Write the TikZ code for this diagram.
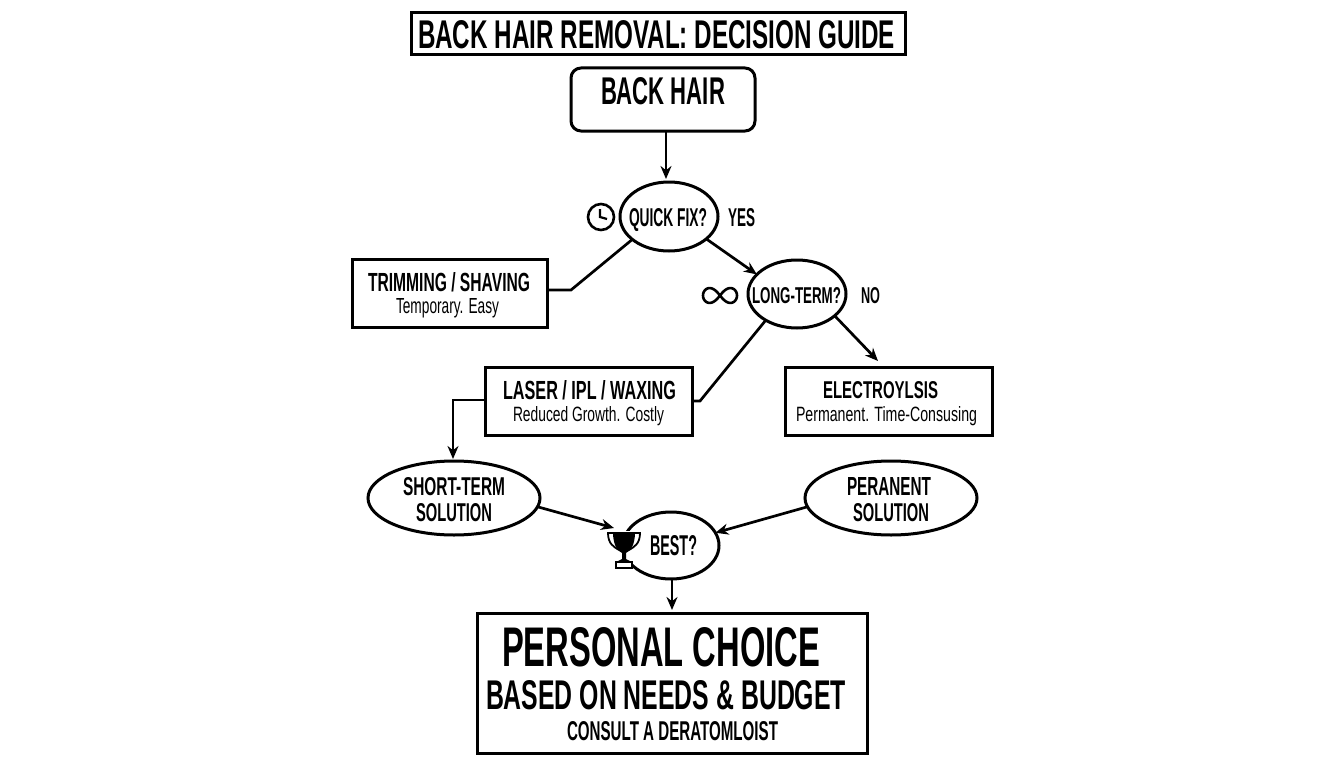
\documentclass[tikz,border=0pt]{standalone}
\usepackage{graphicx}
\usepackage{fontspec}
\setmainfont[FakeStretch=0.72]{Liberation Sans}
\usetikzlibrary{arrows.meta,shapes.geometric}
\newcommand{\tx}[3]{\resizebox{#1pt}{#2pt}{\textbf{#3}}}
\newcommand{\tn}[3]{\resizebox{#1pt}{#2pt}{#3}}
\tikzset{
  boxnode/.style={draw=black,line width=3pt,fill=white,rectangle,inner sep=0pt,outer sep=0pt},
  roundnode/.style={boxnode,rounded corners=10pt},
  oval/.style={draw=black,line width=3pt,fill=white,ellipse,inner sep=0pt,outer sep=0pt},
  label text/.style={anchor=base west,inner sep=0pt,outer sep=0pt,text=black},
  link/.style={draw=black,line width=2.7pt},
  arrowlink/.style={link,-{Stealth[length=13pt,width=11pt]}},
  icon/.style={draw=black,line width=2.4pt}
}
\begin{document}
\begin{tikzpicture}[x=1pt,y=-1pt]
\useasboundingbox (0,0) rectangle (1344,768);
\fill[white] (0,0) rectangle (1344,768);

% boxes
\node[boxnode,minimum width=494pt,minimum height=42pt] (title) at (658,34) {};
\node[roundnode,minimum width=184pt,minimum height=63pt] (back) at (663,99.5) {};
\node[boxnode,minimum width=195pt,minimum height=68pt] (trim) at (449.5,293) {};
\node[boxnode,minimum width=207pt,minimum height=68pt] (laser) at (588.5,401) {};
\node[boxnode,minimum width=207pt,minimum height=68pt] (electro) at (888.5,401) {};
\node[boxnode,minimum width=390pt,minimum height=140pt] (final) at (672,683) {};

% ovals
\node[oval,minimum width=98pt,minimum height=69pt] (quick) at (669,216.5) {};
\node[oval,minimum width=98pt,minimum height=68pt] (long) at (797,294) {};
\node[oval,minimum width=172pt,minimum height=74pt] (short) at (454,498) {};
\node[oval,minimum width=172pt,minimum height=74pt] (perm) at (891,498) {};
\node[oval,minimum width=96pt,minimum height=67pt] (best) at (671,545.5) {};

% icons
\node[draw=black,line width=2.6pt,circle,minimum size=26pt,inner sep=0pt] (clock) at (601,217) {};
\draw[icon,line width=2.2pt] (clock.center) ++(-1,-8) -- ++(0,8) -- ++(7,2);
\coordinate (inf) at (720,295.5);
\begin{scope}[shift={(inf)}]
\draw[icon,line width=2.6pt] plot[domain=0:360,samples=73,smooth cycle]
  ({17*cos(\x)/(1+sin(\x)*sin(\x))},{21*sin(\x)*cos(\x)/(1+sin(\x)*sin(\x))});
\end{scope}

% trophy
\coordinate (trophy) at (624,550);
\fill[white] ([shift={(-19,-19)}]trophy) rectangle ([shift={(17,3)}]trophy);
\fill[white] ([shift={(-10,3)}]trophy) rectangle ([shift={(9,19)}]trophy);
\fill[black] ([shift={(-11,-18)}]trophy) -- ([shift={(11,-18)}]trophy)
  .. controls ([shift={(11,-4)}]trophy) and ([shift={(6,1)}]trophy) .. ([shift={(2,3)}]trophy)
  -- ([shift={(2,9)}]trophy) -- ([shift={(6,11)}]trophy) -- ([shift={(-6,11)}]trophy)
  -- ([shift={(-2,9)}]trophy) -- ([shift={(-2,3)}]trophy)
  .. controls ([shift={(-6,1)}]trophy) and ([shift={(-11,-4)}]trophy) .. ([shift={(-11,-18)}]trophy) -- cycle;
\draw[icon,line width=1.8pt] ([shift={(-11,-17)}]trophy) -- ([shift={(-16,-17)}]trophy)
  .. controls ([shift={(-16,-6)}]trophy) and ([shift={(-10,-3)}]trophy) .. ([shift={(-5,0)}]trophy);
\draw[icon,line width=1.8pt] ([shift={(11,-17)}]trophy) -- ([shift={(16,-17)}]trophy)
  .. controls ([shift={(16,-6)}]trophy) and ([shift={(10,-3)}]trophy) .. ([shift={(5,0)}]trophy);
\draw[icon,line width=1.8pt] ([shift={(-8,12)}]trophy) rectangle ([shift={(8,18)}]trophy);

% connectors
\coordinate (backend) at (666,179);
\draw[arrowlink] (back.south -| backend) -- (backend);
\coordinate (trimbend) at (571,290);
\draw[link] (trim.east |- trimbend) -- (trimbend) -- (quick.212);
\draw[arrowlink] (quick.-31) -- (long.154);
\coordinate (laserbend) at (700,401);
\draw[link] (laser.east |- laserbend) -- (laserbend) -- (long.220);
\coordinate (electroend) at (878,361);
\draw[arrowlink] (long.-30) -- (electroend);
\coordinate (laserdown) at (453,400);
\coordinate (shortend) at (453,459);
\draw[arrowlink] (laser.west |- laserdown) -- (laserdown) -- (shortend);
\draw[arrowlink] (short.-6) -- ([shift={(-10,-22)}]trophy);
\draw[arrowlink] (perm.186) -- (best.16);
\coordinate (finalend) at (672,610);
\draw[arrowlink] (best.south -| finalend) -- (finalend);

% text
\node[label text] (t1) at (418,49) {\tx{477}{28}{BACK HAIR REMOVAL: DECISION GUIDE}};
\node[label text] (t2) at (601,104) {\tx{124}{27}{BACK HAIR}};
\node[label text] (t3) at (629,226) {\tx{78}{18}{QUICK FIX?}};
\node[label text] (t4) at (728,226) {\tx{27}{18}{YES}};
\node[label text] (t5) at (368,291) {\tx{162}{19}{TRIMMING / SHAVING}};
\node[label text] (t6) at (396,313) {\tn{103}{15}{Temporary. Easy}};
\node[label text] (t7) at (752,303) {\tx{89}{16}{LONG-TERM?}};
\node[label text] (t8) at (861,303) {\tx{19}{16}{NO}};
\node[label text] (t9) at (503,399) {\tx{173}{19}{LASER / IPL / WAXING}};
\node[label text] (t10) at (513,421) {\tn{151}{15}{Reduced Growth. Costly}};
\node[label text] (t11) at (823,398) {\tx{115}{17}{ELECTROYLSIS}};
\node[label text] (t12) at (796,421) {\tn{181}{15}{Permanent. Time-Consusing}};
\node[label text] (t13) at (403,495) {\tx{102}{18}{SHORT-TERM}};
\node[label text] (t14) at (416,521) {\tx{76}{18}{SOLUTION}};
\node[label text] (t15) at (847,495) {\tx{84}{18}{PERANENT}};
\node[label text] (t16) at (853,521) {\tx{76}{18}{SOLUTION}};
\node[label text] (t17) at (650,555) {\tx{47}{20}{BEST?}};
\node[label text] (t18) at (502,666) {\tx{318}{39}{PERSONAL CHOICE}};
\node[label text] (t19) at (486,709) {\tx{360}{29}{BASED ON NEEDS \& BUDGET}};
\node[label text] (t20) at (567,740) {\tx{211}{19}{CONSULT A DERATOMLOIST}};
\end{tikzpicture}
\end{document}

════════

- **The task**
Using the material above, return every line exactly as it appears, minus the pictures.

- **Finished exercise**
Write the TikZ code for this diagram.
\documentclass[tikz,border=0pt]{standalone}
\usepackage{graphicx}
\usepackage{fontspec}
\setmainfont[FakeStretch=0.72]{Liberation Sans}
\usetikzlibrary{arrows.meta,shapes.geometric}
\newcommand{\tx}[3]{\resizebox{#1pt}{#2pt}{\textbf{#3}}}
\newcommand{\tn}[3]{\resizebox{#1pt}{#2pt}{#3}}
\tikzset{
  boxnode/.style={draw=black,line width=3pt,fill=white,rectangle,inner sep=0pt,outer sep=0pt},
  roundnode/.style={boxnode,rounded corners=10pt},
  oval/.style={draw=black,line width=3pt,fill=white,ellipse,inner sep=0pt,outer sep=0pt},
  label text/.style={anchor=base west,inner sep=0pt,outer sep=0pt,text=black},
  link/.style={draw=black,line width=2.7pt},
  arrowlink/.style={link,-{Stealth[length=13pt,width=11pt]}},
  icon/.style={draw=black,line width=2.4pt}
}
\begin{document}
\begin{tikzpicture}[x=1pt,y=-1pt]
\useasboundingbox (0,0) rectangle (1344,768);
\fill[white] (0,0) rectangle (1344,768);

% boxes
\node[boxnode,minimum width=494pt,minimum height=42pt] (title) at (658,34) {};
\node[roundnode,minimum width=184pt,minimum height=63pt] (back) at (663,99.5) {};
\node[boxnode,minimum width=195pt,minimum height=68pt] (trim) at (449.5,293) {};
\node[boxnode,minimum width=207pt,minimum height=68pt] (laser) at (588.5,401) {};
\node[boxnode,minimum width=207pt,minimum height=68pt] (electro) at (888.5,401) {};
\node[boxnode,minimum width=390pt,minimum height=140pt] (final) at (672,683) {};

% ovals
\node[oval,minimum width=98pt,minimum height=69pt] (quick) at (669,216.5) {};
\node[oval,minimum width=98pt,minimum height=68pt] (long) at (797,294) {};
\node[oval,minimum width=172pt,minimum height=74pt] (short) at (454,498) {};
\node[oval,minimum width=172pt,minimum height=74pt] (perm) at (891,498) {};
\node[oval,minimum width=96pt,minimum height=67pt] (best) at (671,545.5) {};

% icons
\node[draw=black,line width=2.6pt,circle,minimum size=26pt,inner sep=0pt] (clock) at (601,217) {};
\draw[icon,line width=2.2pt] (clock.center) ++(-1,-8) -- ++(0,8) -- ++(7,2);
\coordinate (inf) at (720,295.5);
\begin{scope}[shift={(inf)}]
\draw[icon,line width=2.6pt] plot[domain=0:360,samples=73,smooth cycle]
  ({17*cos(\x)/(1+sin(\x)*sin(\x))},{21*sin(\x)*cos(\x)/(1+sin(\x)*sin(\x))});
\end{scope}

% trophy
\coordinate (trophy) at (624,550);
\fill[white] ([shift={(-19,-19)}]trophy) rectangle ([shift={(17,3)}]trophy);
\fill[white] ([shift={(-10,3)}]trophy) rectangle ([shift={(9,19)}]trophy);
\fill[black] ([shift={(-11,-18)}]trophy) -- ([shift={(11,-18)}]trophy)
  .. controls ([shift={(11,-4)}]trophy) and ([shift={(6,1)}]trophy) .. ([shift={(2,3)}]trophy)
  -- ([shift={(2,9)}]trophy) -- ([shift={(6,11)}]trophy) -- ([shift={(-6,11)}]trophy)
  -- ([shift={(-2,9)}]trophy) -- ([shift={(-2,3)}]trophy)
  .. controls ([shift={(-6,1)}]trophy) and ([shift={(-11,-4)}]trophy) .. ([shift={(-11,-18)}]trophy) -- cycle;
\draw[icon,line width=1.8pt] ([shift={(-11,-17)}]trophy) -- ([shift={(-16,-17)}]trophy)
  .. controls ([shift={(-16,-6)}]trophy) and ([shift={(-10,-3)}]trophy) .. ([shift={(-5,0)}]trophy);
\draw[icon,line width=1.8pt] ([shift={(11,-17)}]trophy) -- ([shift={(16,-17)}]trophy)
  .. controls ([shift={(16,-6)}]trophy) and ([shift={(10,-3)}]trophy) .. ([shift={(5,0)}]trophy);
\draw[icon,line width=1.8pt] ([shift={(-8,12)}]trophy) rectangle ([shift={(8,18)}]trophy);

% connectors
\coordinate (backend) at (666,179);
\draw[arrowlink] (back.south -| backend) -- (backend);
\coordinate (trimbend) at (571,290);
\draw[link] (trim.east |- trimbend) -- (trimbend) -- (quick.212);
\draw[arrowlink] (quick.-31) -- (long.154);
\coordinate (laserbend) at (700,401);
\draw[link] (laser.east |- laserbend) -- (laserbend) -- (long.220);
\coordinate (electroend) at (878,361);
\draw[arrowlink] (long.-30) -- (electroend);
\coordinate (laserdown) at (453,400);
\coordinate (shortend) at (453,459);
\draw[arrowlink] (laser.west |- laserdown) -- (laserdown) -- (shortend);
\draw[arrowlink] (short.-6) -- ([shift={(-10,-22)}]trophy);
\draw[arrowlink] (perm.186) -- (best.16);
\coordinate (finalend) at (672,610);
\draw[arrowlink] (best.south -| finalend) -- (finalend);

% text
\node[label text] (t1) at (418,49) {\tx{477}{28}{BACK HAIR REMOVAL: DECISION GUIDE}};
\node[label text] (t2) at (601,104) {\tx{124}{27}{BACK HAIR}};
\node[label text] (t3) at (629,226) {\tx{78}{18}{QUICK FIX?}};
\node[label text] (t4) at (728,226) {\tx{27}{18}{YES}};
\node[label text] (t5) at (368,291) {\tx{162}{19}{TRIMMING / SHAVING}};
\node[label text] (t6) at (396,313) {\tn{103}{15}{Temporary. Easy}};
\node[label text] (t7) at (752,303) {\tx{89}{16}{LONG-TERM?}};
\node[label text] (t8) at (861,303) {\tx{19}{16}{NO}};
\node[label text] (t9) at (503,399) {\tx{173}{19}{LASER / IPL / WAXING}};
\node[label text] (t10) at (513,421) {\tn{151}{15}{Reduced Growth. Costly}};
\node[label text] (t11) at (823,398) {\tx{115}{17}{ELECTROYLSIS}};
\node[label text] (t12) at (796,421) {\tn{181}{15}{Permanent. Time-Consusing}};
\node[label text] (t13) at (403,495) {\tx{102}{18}{SHORT-TERM}};
\node[label text] (t14) at (416,521) {\tx{76}{18}{SOLUTION}};
\node[label text] (t15) at (847,495) {\tx{84}{18}{PERANENT}};
\node[label text] (t16) at (853,521) {\tx{76}{18}{SOLUTION}};
\node[label text] (t17) at (650,555) {\tx{47}{20}{BEST?}};
\node[label text] (t18) at (502,666) {\tx{318}{39}{PERSONAL CHOICE}};
\node[label text] (t19) at (486,709) {\tx{360}{29}{BASED ON NEEDS \& BUDGET}};
\node[label text] (t20) at (567,740) {\tx{211}{19}{CONSULT A DERATOMLOIST}};
\end{tikzpicture}
\end{document}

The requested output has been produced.